In our own meditations this week we have reflected out of the memory of the Bible on the themes of invitation, of gift, and of betrayal. We began from the great Isaianic vision of a vineyard of love inhabited by workers with a terrible amnesia (loss of memory) about the fulfillment of all desires which God had promised for them there. We saw how, in the economy of sin and manipulation, that fatal loss of memory was distorted into the idea that one can only flourish if someone else is diminished instead, and careful accounts are kept: I give to you, but only on condition you give back – or else. We saw, last night, how Passion, at its sacred core, confronts this malaise of false order by a willingness to be ‘handed over’: handed over to a place beyond accounting and individualistic striving, where – strangely - one is no longer ‘alone’ but transported into a different and economy of ‘glory’ in Jesus’s Passion, an economy of love so excessive that it embarrasses us, just as that tearful woman embarrassed the guests with her wasted nard poured on Jesus’s feet.

But it is one thing to think all this through, to begin to follow the thread theologically; it is quite another to do it, because when we try to do it by our own fiat we once again implicitly apply the old order of control: let me fix this, we fantasize. And when we do so try, with all the good will and fine intentions we can muster, we discover that the problem of old scores lies too deeply in our distorted memories, so as to be inscribed into our very flesh.

Is not this, then, why Jesus give us some very specific things to do in order to ‘re-member’ our dark past into his future of love, to re-educate even the flesh beyond the distortions of competition and conquest? And so tonight, before he goes out into the dark to confront his own unspeakable pain and agony and loneliness, the authentic marks of his humanity, Jesus first opens the door to the mystery of how transformed memory and love can, in him, coincide with perfection - how through the love commandment that he gives us, and the special act of memory he demands of us in footwashing and bread and wine, we may find our way back into the vineyard of love that we have repeatedly despoiled but long to re-enter. Instead of explaining a theological conundrum, he gives us, by example, his own body, and asks us together to re-member it and ingest it togehter: this will become the supernatural ‘medicine of immortality’, the only possible cure for poisoned memory and lost love. Instead of providing a disquisition on charity, he commands by example, taking a towel and emulating the shocking example of that woman in distress, to his disciples’ continuing dismay. But as in the lovely little Jewish story of the newly-wed couple, Joseph and Asanath, where Asanath insists that only she will wash her beloved’s feet, not any despised servant who would normally do the dirty job, so here with Jesus and his friends: this act of communion, and of unity, prescinds from all worldly stratifications of order into an ecstasy of love.
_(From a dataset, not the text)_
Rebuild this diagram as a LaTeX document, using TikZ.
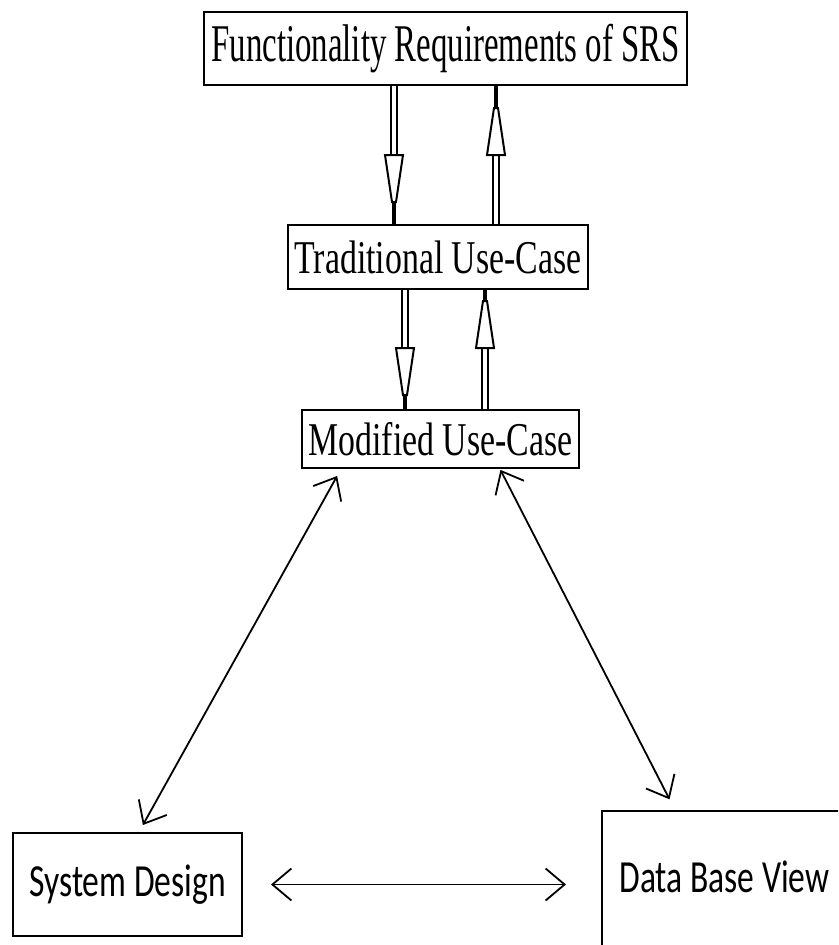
\documentclass[tikz,border=0pt]{standalone}
\usepackage{fontspec}
\newfontfamily\srsfont[FakeStretch=0.62]{Liberation Serif}
\newfontfamily\ucfont[FakeStretch=0.72]{Liberation Serif}
\newfontfamily\viewfont[FakeStretch=0.73]{Carlito}
\usetikzlibrary{arrows.meta, positioning, calc}

\begin{document}
\begin{tikzpicture}[
  x=1pt, y=-1pt,
  box/.style  = {draw, line width=2pt, fill=white, inner sep=0pt},
  stem/.style = {line width=4pt},
  dbl/.style  = {double, double distance=3.5pt, line width=2pt},
  dart/.style = {{Straight Barb[length=19pt, width=32pt]}-{Straight Barb[length=19pt, width=32pt]}, line width=1.8pt},
  pics/hollowhead/.style = {code={
    \draw[line width=2pt, fill=white] (-9,0) -- (9,0) -- (2,47) -- (-2,47) -- cycle;}},
]
  \useasboundingbox (0,0) rectangle (838,945);
  \clip (0,0) rectangle (838,945);

  \node[box, minimum width=483pt, minimum height=73pt, font=\srsfont\fontsize{53}{60}\selectfont]
    (srs)  at (445.5,48.5) {Functionality Requirements of SRS};
  \node[box, minimum width=300pt, minimum height=64pt, font=\ucfont\fontsize{47}{54}\selectfont]
    (trad) at (438,257)    {Traditional Use-Case};
  \node[box, minimum width=277pt, minimum height=58pt, font=\ucfont\fontsize{47}{54}\selectfont]
    (mod)  at (440.5,439)  {Modified Use-Case};
  \node[box, minimum width=229pt, minimum height=103pt, font=\viewfont\fontsize{46}{52}\selectfont]
    (sysd) at (127.5,884.5) {System Design};
  % dbv runs off the page on the right and at the bottom
  \node[box, minimum width=245pt, text height=81pt, text depth=70pt, anchor=base,
        font=\viewfont\fontsize{46}{52}\selectfont]
    (dbv)  at (724.5,892)  {Data Base View};

  % heads of the double arrows
  \coordinate (d1) at (394,155);
  \coordinate (u1) at (496,155);
  \coordinate (d2) at (405,348);
  \coordinate (u2) at (485,348);

  \draw[stem] (srs.south -| d1) -- (trad.north -| d1);
  \draw[dbl]  (srs.south -| d1) -- (d1);
  \pic at (d1) {hollowhead};

  \draw[stem] (trad.north -| u1) -- (srs.south -| u1);
  \draw[dbl]  (trad.north -| u1) -- (u1);
  \pic[rotate=180] at (u1) {hollowhead};

  \draw[stem] (trad.south -| d2) -- (mod.north -| d2);
  \draw[dbl]  (trad.south -| d2) -- (d2);
  \pic at (d2) {hollowhead};

  \draw[stem] (mod.north -| u2) -- (trad.south -| u2);
  \draw[dbl]  (mod.north -| u2) -- (u2);
  \pic[rotate=180] at (u2) {hollowhead};

  \draw[dart, shorten <=8pt, shorten >=8pt]
    ([xshift=40pt]mod.south west) -- ([xshift=127pt]sysd.north west);
  \draw[dart, shorten <=1pt, shorten >=12pt]
    ([xshift=199pt]mod.south west) -- ([xshift=74pt]dbv.north west);
  \draw[dart, shorten <=28pt, shorten >=35pt] (sysd.east) -- (sysd.east -| dbv.west);
\end{tikzpicture}
\end{document}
This is no act of worthy service, as the church, alas, has also often made it, but of almost shocking intimacy, the perfect intimation of a love beyond calculation. As the gospel of John puts it so strikingly, it flows directly out of the perfect relation of Jesus to his Father, his knowledge that ‘he has come from God and is going to God, and that God has put everything into his hands’ (John 13. 3). Here is the only circle of love in which obeisance is glory, without servile fear, without manipulation.

‘Having loved his own who were in the world, he loved them to the end’. Tonight we lie again in the dark, like the little Ronne Knox, and think about the past. But tonight the past is new once more because we enter into a ‘mystery’ (as the early churh so rightly called the sacraments) of renewal and transformation to be endlesssly repeated up to our own deaths, in which we dispose ourselves again and again – ourselves, our souls and bodies - into an act of ‘re-membering’ not of our own, until even our flesh reflects his new order of love beyond resentment, beyond aloneness and despair. Now, when, in the dark, we ‘think about the past’ we are drawn into Jesus’s Passion and his royal road to glory. So be it. Amen.